BioWorld International Correspondent

BRUSSELS, Belgium - Forty percent of Europeans say they lack information on the use of genetically modified organisms in farming, according to a Eurobarometer survey on "The attitudes of European citizens toward the environment," published April 29.

GMOs rank as the second least-understood environmental topic for Europeans, just behind the impact on health due to everyday chemicals. Although most Europeans polled feel uninformed about GMOs, they do not rate them highly among their major environmental concerns. Only in Greece and Austria are concerns about GMOs high - and those are the member states that the survey also identified as satisfying few of the public's demands for information on the topic.

The concerns over a lack information on GMOs run highest in Finland, where 66 percent of respondents - 20 percent above the EU average - said they feel uninformed. In Slovenia, the figure is 56 percent, in Greece and Slovakia it is 54 percent, in Germany it is 49 percent, and in Austria it is 44 percent. The survey said people feel best informed in Portugal, Italy, Spain and Latvia. Overall, only 24 percent of the interviewees admitted to a high level of concern on GMOs, putting the subject 10th in the ranking of environmental concerns, slightly behind agricultural pollution from pesticides and fertilizers, and far behind water pollution, man-made disasters, climate change and air pollution.

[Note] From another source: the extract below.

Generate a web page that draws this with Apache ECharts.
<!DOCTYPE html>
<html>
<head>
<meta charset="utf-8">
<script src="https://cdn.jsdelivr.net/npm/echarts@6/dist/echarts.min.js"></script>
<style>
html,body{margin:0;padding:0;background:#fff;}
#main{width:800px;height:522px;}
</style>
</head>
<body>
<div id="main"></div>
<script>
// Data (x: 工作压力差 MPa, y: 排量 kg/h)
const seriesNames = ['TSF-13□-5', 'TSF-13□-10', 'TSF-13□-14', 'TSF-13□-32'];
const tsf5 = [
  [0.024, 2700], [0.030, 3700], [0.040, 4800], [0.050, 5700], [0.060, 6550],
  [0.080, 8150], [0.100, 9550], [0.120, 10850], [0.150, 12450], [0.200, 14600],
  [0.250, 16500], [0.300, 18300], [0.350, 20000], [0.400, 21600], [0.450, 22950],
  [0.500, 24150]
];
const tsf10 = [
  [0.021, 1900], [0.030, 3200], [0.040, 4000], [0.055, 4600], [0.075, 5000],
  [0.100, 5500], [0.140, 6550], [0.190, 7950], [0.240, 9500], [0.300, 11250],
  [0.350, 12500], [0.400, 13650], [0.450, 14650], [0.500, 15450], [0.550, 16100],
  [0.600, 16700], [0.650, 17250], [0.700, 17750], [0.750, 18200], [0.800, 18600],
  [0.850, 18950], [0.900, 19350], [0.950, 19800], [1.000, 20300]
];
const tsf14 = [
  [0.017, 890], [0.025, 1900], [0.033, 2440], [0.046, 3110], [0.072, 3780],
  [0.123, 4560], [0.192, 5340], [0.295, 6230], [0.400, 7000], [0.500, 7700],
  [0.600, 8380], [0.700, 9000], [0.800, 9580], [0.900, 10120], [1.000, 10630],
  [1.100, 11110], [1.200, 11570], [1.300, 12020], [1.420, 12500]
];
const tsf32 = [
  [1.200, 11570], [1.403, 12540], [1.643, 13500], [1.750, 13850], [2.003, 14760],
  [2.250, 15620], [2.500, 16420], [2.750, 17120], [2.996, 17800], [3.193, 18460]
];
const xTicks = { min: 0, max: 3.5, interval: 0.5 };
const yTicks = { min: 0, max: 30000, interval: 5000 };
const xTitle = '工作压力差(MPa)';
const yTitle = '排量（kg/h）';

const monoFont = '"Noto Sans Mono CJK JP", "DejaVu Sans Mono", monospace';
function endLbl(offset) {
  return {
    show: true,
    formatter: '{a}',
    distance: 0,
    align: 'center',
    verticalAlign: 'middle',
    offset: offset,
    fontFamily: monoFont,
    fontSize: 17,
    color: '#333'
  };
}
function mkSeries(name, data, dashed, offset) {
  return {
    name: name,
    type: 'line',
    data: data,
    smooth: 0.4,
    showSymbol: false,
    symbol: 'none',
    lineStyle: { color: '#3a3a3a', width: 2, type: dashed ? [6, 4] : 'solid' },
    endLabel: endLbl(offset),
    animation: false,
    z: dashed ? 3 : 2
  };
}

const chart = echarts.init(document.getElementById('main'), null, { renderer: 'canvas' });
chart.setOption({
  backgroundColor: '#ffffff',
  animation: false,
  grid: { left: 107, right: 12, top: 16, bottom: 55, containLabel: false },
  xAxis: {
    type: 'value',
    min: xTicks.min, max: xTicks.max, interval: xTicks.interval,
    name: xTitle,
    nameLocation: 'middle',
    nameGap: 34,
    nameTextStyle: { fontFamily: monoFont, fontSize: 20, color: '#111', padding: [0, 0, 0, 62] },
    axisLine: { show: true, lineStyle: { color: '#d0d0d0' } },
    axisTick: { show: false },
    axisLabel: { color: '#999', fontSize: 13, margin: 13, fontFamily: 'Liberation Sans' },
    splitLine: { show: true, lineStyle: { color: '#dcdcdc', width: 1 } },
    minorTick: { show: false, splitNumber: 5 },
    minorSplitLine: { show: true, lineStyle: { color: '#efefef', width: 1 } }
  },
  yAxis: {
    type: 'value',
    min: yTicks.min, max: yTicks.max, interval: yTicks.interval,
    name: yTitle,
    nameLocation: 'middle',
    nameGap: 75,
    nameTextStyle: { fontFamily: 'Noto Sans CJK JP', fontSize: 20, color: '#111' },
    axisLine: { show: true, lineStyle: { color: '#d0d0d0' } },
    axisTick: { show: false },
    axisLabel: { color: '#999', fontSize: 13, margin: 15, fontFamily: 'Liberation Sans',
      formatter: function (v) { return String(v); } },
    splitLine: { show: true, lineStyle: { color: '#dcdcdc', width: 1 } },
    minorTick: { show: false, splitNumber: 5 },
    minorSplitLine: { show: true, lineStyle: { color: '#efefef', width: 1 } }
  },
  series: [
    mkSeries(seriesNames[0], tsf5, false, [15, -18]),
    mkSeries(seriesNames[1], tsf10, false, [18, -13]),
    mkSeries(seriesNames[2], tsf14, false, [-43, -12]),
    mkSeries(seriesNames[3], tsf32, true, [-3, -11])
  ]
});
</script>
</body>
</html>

EU Pushes States Into Line On Biotech

Austria, Germany, Luxembourg, France and Greece likely are to receive a European Union demand before the summer to lift their ban on approved GMOs. The move promises - again - an end to the de facto embargo that the countries have imposed for more than five years.

EU officials on April 26 submitted the draft of a formal complaint to the Council of EU Ministers, which requires the member states to comply with the EU's legislation on GMOs. If the council - on which the countries each have a seat - fails to adopt the proposal within the next three months, EU officials will be able to impose the requirement on the five member states, which then will have to repeal their national bans within 20 days.

The products at issue are GM maize T25 and MON810, which are banned in Austria; GM maize Bt176, banned in Austria, Germany and Luxembourg; oilseed rape MS1xRF1, banned in France; and oilseed rape Topas 19/2, banned in France and Greece. Each country has invoked the "safeguard clause" under EU legislation to provisionally keep the products off their market, despite the fact that they have been approved for import and been declared safe by the European Food Safety Authority.

An attempt to overturn the ban in November failed to win majority support in one of the EU's technical committees of experts from the member states. The new move puts the onus back on the member states to justify their position, or to change it. It springs from the determination of EU officials to overcome the reticence of a handful of member states, expressed in a March 22 policy document, which insisted on flushing out recalcitrant countries.

Meanwhile, on April 27 EU officials formally urged the member states to authorize the genetically modified maize MON863 for import and use as animal feed - with a three-month deadline for accepting or rejecting the decision. If the decision also is rejected, EU officials have made it clear they will use the EU's legislative machinery to push that decision through, too.

But to remedy the confusion brought into the EU market by the recent accidental release by Syngenta AG of unauthorized Bt10 maize, the EU's Health and Consumer Commissioner Markos Kyprianou said at the April 26 council of agriculture ministers from the EU member states that the U.S. "should look into establishing a system similar to that of the EU" on the labeling and traceability of GMOs. Kyprianou told ministers that during his trip to the U.S. in late April the U.S. had "accepted, but did not welcome" the EU's recent decision to introduce a certification process to protect against Bt10 imports.